Music is lifeblood to Hungarians. While most locally-produced music remains in Hungary, there are still artists and compositions that have become popular throughout the world. Here are just five of the most popular Hungarian songs and singers that have achieved worldwide fame.
“The Girl with Pearly Hair” is a song by Hungarian rock band Omega. It was written in 1968, composed in 1969 and released on their album 10,000 lépés. “Gyöngyhajú lány” rocketed to international fame and was popular in many countries, including Germany, Great Britain, France, Poland.
In 2013, hip-hop artist Kanye West sampled the song in the outro of “New Slaves” without asking the band for permission.
Boheme is the second album of the French duo Deep Forest, released in 35 countries. It mainly sampled Eastern European gypsy songs (i.e. the Bohemians, hence the name of the album) with electronic music. Hit singles included “Marta’s Song” (featuring Márta Sebestyén) and “Freedom Cry.” The album was the duo’s most successful, selling over four million copies, receiving Diamond, Platinum and Gold awards in 15 countries and winning the Grammy Award for Best World Music Album.
Yonderboi is the stage name of László Fogarasi Jr., a Hungarian composer, music producer and visual artist. He released three studio albums to date: Shallow and Profound, Splendid Isolation and Passive Control. His most notable collaboration was performing an audio-visual show with British film director legend Peter Greenaway during the Berlin Film Festival 2009
Yonderboi’s music is difficult to pigeonhole because it is quite conceptual, combines a wide range of sources and includes various musical styles. A certain intense atmosphere and distinctive melodies remain recognizable in all of his works. Each record was followed by a tour.
Yonderboi’s music is often licensed to films, TV and fashion shows or video games. He also enjoys making field trips to different art-forms; he scores movies and theater pieces and he also composes music for art exhibitions like the Swiss Pavilion of the Venice Biennale 2001.
“Gloomy Sunday“, also known as the “Hungarian Suicide Song”, was composed by Hungarian pianist and composer Rezső Seress and published in 1933. This well-known song has been covered by numerous artists. The original lyrics were titled Vége a világnak (“The world is ending”) and were about despair caused by war, ending in a quiet prayer about people’s sins. Poet László Jávor wrote his own lyrics to the song, in which the protagonist wants to commit suicide following his lover’s death. The latter lyrics ended up becoming more popular while the former were essentially forgotten.
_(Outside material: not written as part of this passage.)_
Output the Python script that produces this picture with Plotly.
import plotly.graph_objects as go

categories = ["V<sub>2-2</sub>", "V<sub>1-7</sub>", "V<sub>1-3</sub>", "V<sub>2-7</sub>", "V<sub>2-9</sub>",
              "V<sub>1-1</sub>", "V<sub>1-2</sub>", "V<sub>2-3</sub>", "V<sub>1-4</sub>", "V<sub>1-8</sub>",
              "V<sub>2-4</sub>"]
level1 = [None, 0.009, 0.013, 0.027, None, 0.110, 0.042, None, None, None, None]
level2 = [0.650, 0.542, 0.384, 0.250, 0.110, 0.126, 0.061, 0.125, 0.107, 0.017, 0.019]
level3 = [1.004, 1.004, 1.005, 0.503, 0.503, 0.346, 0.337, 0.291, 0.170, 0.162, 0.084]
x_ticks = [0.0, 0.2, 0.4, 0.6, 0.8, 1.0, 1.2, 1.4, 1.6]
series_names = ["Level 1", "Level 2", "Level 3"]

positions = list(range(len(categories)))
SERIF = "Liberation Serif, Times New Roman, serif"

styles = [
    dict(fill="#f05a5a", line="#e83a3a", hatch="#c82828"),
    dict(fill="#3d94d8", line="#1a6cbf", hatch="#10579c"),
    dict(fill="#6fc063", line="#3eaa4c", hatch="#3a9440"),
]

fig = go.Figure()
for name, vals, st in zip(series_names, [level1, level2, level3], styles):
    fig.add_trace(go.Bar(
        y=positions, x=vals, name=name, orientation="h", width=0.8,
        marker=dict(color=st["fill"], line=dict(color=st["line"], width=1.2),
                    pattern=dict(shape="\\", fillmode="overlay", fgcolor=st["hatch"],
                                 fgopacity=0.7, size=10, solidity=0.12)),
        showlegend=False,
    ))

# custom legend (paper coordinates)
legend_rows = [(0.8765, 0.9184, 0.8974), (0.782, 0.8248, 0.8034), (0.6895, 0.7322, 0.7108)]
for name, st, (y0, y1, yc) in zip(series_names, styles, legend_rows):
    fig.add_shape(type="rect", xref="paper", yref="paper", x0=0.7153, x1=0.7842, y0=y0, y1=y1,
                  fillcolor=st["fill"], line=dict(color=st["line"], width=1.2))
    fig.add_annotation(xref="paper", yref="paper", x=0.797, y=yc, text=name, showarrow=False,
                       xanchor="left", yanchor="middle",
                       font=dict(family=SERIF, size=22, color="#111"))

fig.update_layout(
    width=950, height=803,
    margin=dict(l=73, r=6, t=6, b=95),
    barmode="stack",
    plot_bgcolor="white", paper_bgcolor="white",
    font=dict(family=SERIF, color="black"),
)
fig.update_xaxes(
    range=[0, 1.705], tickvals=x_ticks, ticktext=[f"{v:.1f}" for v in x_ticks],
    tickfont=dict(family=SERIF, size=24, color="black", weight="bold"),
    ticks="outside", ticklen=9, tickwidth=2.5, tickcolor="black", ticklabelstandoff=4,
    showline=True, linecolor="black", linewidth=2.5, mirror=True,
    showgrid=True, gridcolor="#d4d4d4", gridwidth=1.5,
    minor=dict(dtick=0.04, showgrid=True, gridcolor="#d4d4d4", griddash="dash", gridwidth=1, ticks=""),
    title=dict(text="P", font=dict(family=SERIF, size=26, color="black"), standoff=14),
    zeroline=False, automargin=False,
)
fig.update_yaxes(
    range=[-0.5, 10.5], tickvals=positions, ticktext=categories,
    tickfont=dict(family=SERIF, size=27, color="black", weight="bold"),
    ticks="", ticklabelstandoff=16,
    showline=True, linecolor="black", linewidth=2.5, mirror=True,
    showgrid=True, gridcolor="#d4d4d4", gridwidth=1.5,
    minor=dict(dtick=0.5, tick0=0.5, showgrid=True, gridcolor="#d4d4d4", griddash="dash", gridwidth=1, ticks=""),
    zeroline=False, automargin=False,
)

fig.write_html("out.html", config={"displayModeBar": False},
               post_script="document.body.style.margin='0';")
“Gloomy Sunday” was first recorded in English in 1936, by Paul Robeson, with lyrics by Desmond Carter. It became well-known throughout much of the English-speaking world after the release of a version by Billie Holiday in 1941. There is a recurring urban legend which claims that many people have committed suicide while listening to this song.
This multi-talented artist is a Ferenc Liszt and Kossuth Award-winning Hungarian pop-rock singer, performer, lyricist and actress. She is probably Hungary’s most famous singer ever, with dozens of recorded albums, awards and presentations indoor/abroad, international recognition and a very active career. Kovács is known for her raspy and very strong mezzo-soprano singing voice which received wide praise from Hungarian music critics who have called her “The Best Female Voice of Hungary.” She can sing opera, rock, jazz, pop, dance, blues and rock and roll.
Christina Aguilera’s 2010 single “Woohoo” contains a sample from the song “Add már, uram, az esőt!”